"In this remark, I will consider in more detail identity as the law of identity which is usually adduced as the first law of thought. This proposition in its positive expression A = A is, in the first instance, nothing more than the expression of an empty tautology. It has therefore been rightly remarked that this law of thought has no content and leads no further. It is thus the empty identity that is rigidly adhered to by those who take it, as such, to be something true and are given to saying that identity is not difference, but that identity and difference are different." Hegel, The Science of Logic p.413, translated by A. V. Miller, George Allen & Unwin Ltd. 1969
[It should indeed be said at the outset that Hegelians are masters at dodging criticism. Thus, they might be prone to argue that Hegel "never dismissed the law of identity." However, not only have I engaged with repeated Hegelians who have done exactly this, only to walk it back when confronted by the argument I present here, thereby proving that they prey on ignorance, but Hegel himself most assuredly contends that his dialectical method has collapsed identity into its own contradiction, which would destroy identity. The argument presented here makes it impossible for Hegelians to deny the authority and necessity of identity, thus obliterating not only their irrational dialectical narrative against identity, but obliterating the necessary ground of dialectic itself, which is, as Hegel declare it from the beginning, that "contradiction is the rule of the true, non-contradiction is the rule of the false." But this is absolutely false, and the authority and necessity of identity prove it.]
Premise 1: If the law of identity (A = A) is merely an "empty tautology" that "has no content and leads no further," then no substantive philosophical work can be accomplished by employing it.
Premise 2: Hegel's entire philosophical system, his dialectic, his categories (Being, Nothing, Becoming, Essence, etc.), his critique of abstract identity, his concept of self-related negativity, his doctrine of sublation (Aufhebung), is presented as substantive philosophical work that advances understanding.
Premise 3: Every single element of Hegel's system requires:
--Distinguishing one concept from another (Being from Nothing, Essence from Appearance, opposition, negation, sublation).
--Maintaining stable reference to these concepts throughout thousands of pages of argumentation.
--Tracking the "movement" from one category to another (which requires identifying what came before and what comes after).
--Communicating determinate meanings where each term means.
--Distinguishing his dialectical system from competing philosophical systems.
--Preserving the identity of concepts even as they allegedly sublate into their opposites.
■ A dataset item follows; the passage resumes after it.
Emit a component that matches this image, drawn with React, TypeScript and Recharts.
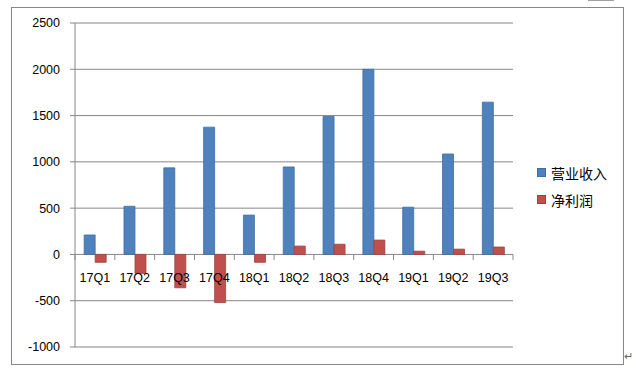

Premise 4: Every activity listed in Premise 3 necessarily presupposes and employs the law of identity. Without A = A, Hegel cannot distinguish anything from anything else, cannot refer to any concept determinately, cannot construct any argument, and cannot communicate any meaning whatsoever.
Premise 5: Therefore, Hegel's entire philosophical system (every premise, every conclusion, every dialectical move, every page of the Science of Logic) is constructed using and depends entirely upon the law of identity.
Conclusion: Hegel's position is radically self-contradictory. He uses the law of identity to build an entire systematic philosophy, while claiming that very law is an "empty tautology" that accomplishes nothing. He saws off the branch on which he sits. His dismissal of identity is therefore performatively self-refuting, and his entire system collapses into incoherence the moment we notice that it is built entirely on the foundation he declares empty.
The Totalized Dilemma:
Either:
- The law of identity enables substantive philosophical work → then Hegel's entire system confirms identity's necessity (contradicting his dismissal), OR
 - The law of identity enables no substantive work → then Hegel's entire system accomplishes nothing (self-refuting)
 
The Inescapable Consequence:
Hegel cannot write a single meaningful sentence, construct a single argument, or articulate a single dialectical category without employing the very principle he dismisses. His system is not built against the law of identity, it is built with it, on it, through it, and because of it. The dismissal is therefore not just false but absurdly, demonstrably, undeniably false at every point in his corpus.